Gilbert Pride Flag (left) adopted in 1978 and Philly Pride Flag (right) introduced in 2017.
This week, here are some LGBTQ Young Adult Historical Fiction recommendations.
All Out edited by Saundra Mitchell
Do you like the number seventeen? This anthology of seventeen young adult authors tells seventeen stories about seventeen young people of varying LGBTQ identities, living their lives in seventeen different time periods. There's a diversity of genres contained within, including a transgender soldier in the Mexican Civil War and an asexual girl at a roller-disco. And do we have lesbians? Oh, do we have lesbians! If you liked A Gentleman's Guide to Vice and Virtue and Code Name Verity, then you're gonna love these stories.
Like a Love Story by Abdi Nazemian
Set in New York City in the late 1980s, this is the story of Reza, a closeted gay Iranian boy who starts dating Judy, the straight niece of a prominent ACT UP activist. Reza's only exposure to other gay people has been coverage of the HIV/AIDS pandemic on television; which terrifies him into staying closeted. His bond with Judy becomes the best friendship he's ever had, so he thinks he'll be okay pretending to love her romantically and living his life in the closet—until he meets Judy's best friend, Art. Art is the only openly gay boy at their school, and rebels against his conservative parents by documenting the HIV/AIDS pandemic using his photography skills. Reza develops a big crush on Art and now he's in a pickle: He wants the boy, but doesn't wanna lose his best friend/girlfriend... and there's also a pandemic happening that the federal government won't do enough to fight. Maybe you find this story relatable? If you liked Darius the Great is Not Okay and Speak, give this one a try. It's different, but I think you'll like it!
The House of Impossible Beauties by Joseph Cassara
I think the librarians over at Over The Rainbow described this one better than I ever could:
"For fans of the FX show Pose or the documentary Paris Is Burning, Cassara lovingly documents the NYC ball scene of the 1980s, when queer people of color were able to compete in a vicious and loving environment of fierce queens with even fiercer support.
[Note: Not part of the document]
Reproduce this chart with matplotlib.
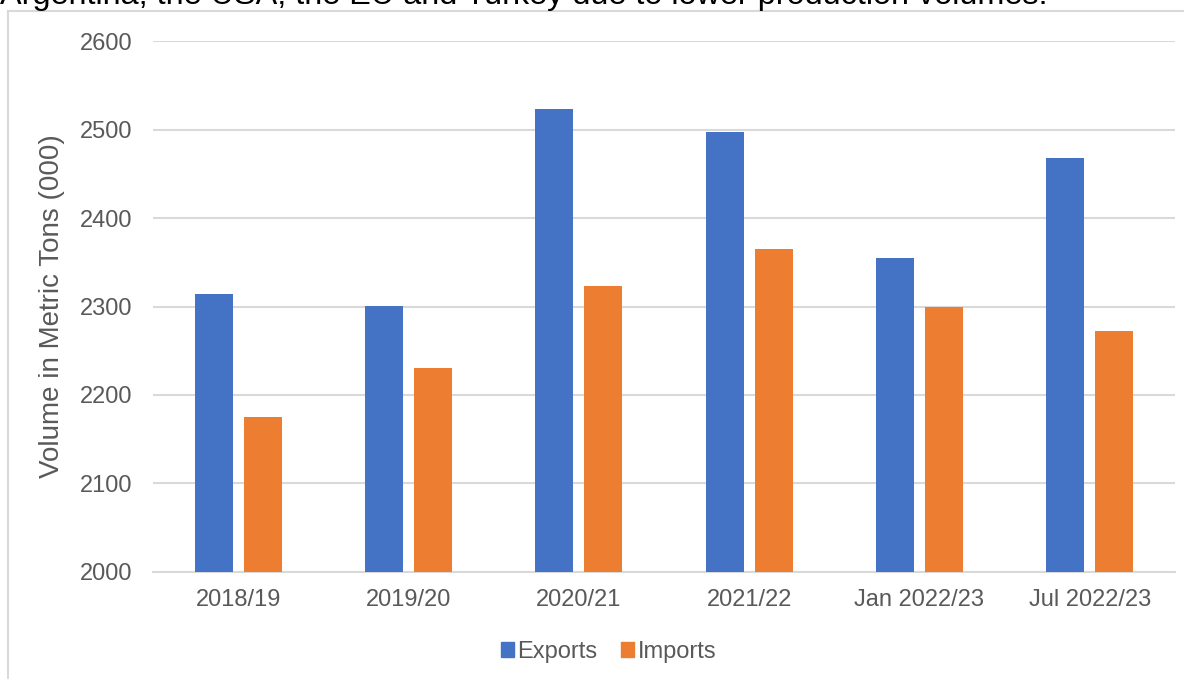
import numpy as np
import matplotlib.pyplot as plt
from matplotlib.lines import Line2D
from matplotlib.patches import Patch

plt.rcParams['font.family'] = ['Liberation Sans', 'DejaVu Sans']

seasons = ['2018/19', '2019/20', '2020/21', '2021/22', 'Jan 2022/23', 'Jul 2022/23']
exports = [2314, 2301, 2523, 2497, 2355, 2468]
imports = [2175, 2231, 2323, 2365, 2300, 2272]

blue = '#4472C4'
orange = '#ED7D31'
grey = '#595959'
grid = '#D9D9D9'

fig = plt.figure(figsize=(11.84, 6.79), dpi=100)
ax = fig.add_axes([0.1292, 0.1576, 0.8632, 0.782])

x = np.arange(len(seasons))
w = 0.223
ax.bar(x - 0.144, exports, w, color=blue, zorder=3)
ax.bar(x + 0.144, imports, w, color=orange, zorder=3)

ax.set_ylim(2000, 2600)
ax.set_xlim(-0.5, len(seasons) - 0.5)
ax.set_yticks(range(2000, 2601, 100))
ax.set_xticks(x)
ax.set_xticklabels(seasons)
ax.yaxis.grid(True, color=grid, lw=1.5, zorder=0)
ax.tick_params(length=0, labelsize=17, colors=grey, pad=12)
ax.tick_params(axis='y', pad=15)
for side in ['top', 'right', 'left']:
    ax.spines[side].set_visible(False)
ax.spines['bottom'].set_color(grid)
ax.spines['bottom'].set_linewidth(1.5)
ax.set_ylabel('Volume in Metric Tons (000)', fontsize=20, color=grey)
ax.yaxis.set_label_coords(-0.086, 0.5)

handles = [Patch(color=blue, label='Exports'), Patch(color=orange, label='Imports')]
fig.legend(handles=handles, loc='center', bbox_to_anchor=(0.514, 0.04), ncol=2,
           frameon=False, fontsize=17, handlelength=0.55, handleheight=0.55,
           handletextpad=0.15, columnspacing=1.0, labelcolor=grey)

# chart frame and the tail of the paragraph above it
fig.add_artist(Line2D([7.5 / 1184, 7.5 / 1184], [0, 1 - 11 / 679], color=grid, lw=1.5,
                      transform=fig.transFigure))
fig.add_artist(Line2D([7.5 / 1184, 1], [1 - 11 / 679, 1 - 11 / 679], color=grid, lw=1.5,
                      transform=fig.transFigure))
fig.text(0.0, 1 - 4 / 679, 'Argentina, the USA, the EU and Turkey due to lower production volumes.',
         fontsize=23.3, color='black', va='baseline', ha='left')

fig.savefig('out.png', dpi=100)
Tough issues like AIDS and racism are addressed head on as the vivid characters navigate love, life, and loss with their wigs tightly secured and their lipstick unsmudged." If you liked The Black Flamingo and Rainbow Milk, check this out.
I hope these stories allow you to imagine what it was like for our queer and transgender ancestors, to feel how they might have felt and the ways they lived. and how their struggles then reflect our struggles now. How they were like us, and we were like them. These are not unprecedented times for our community.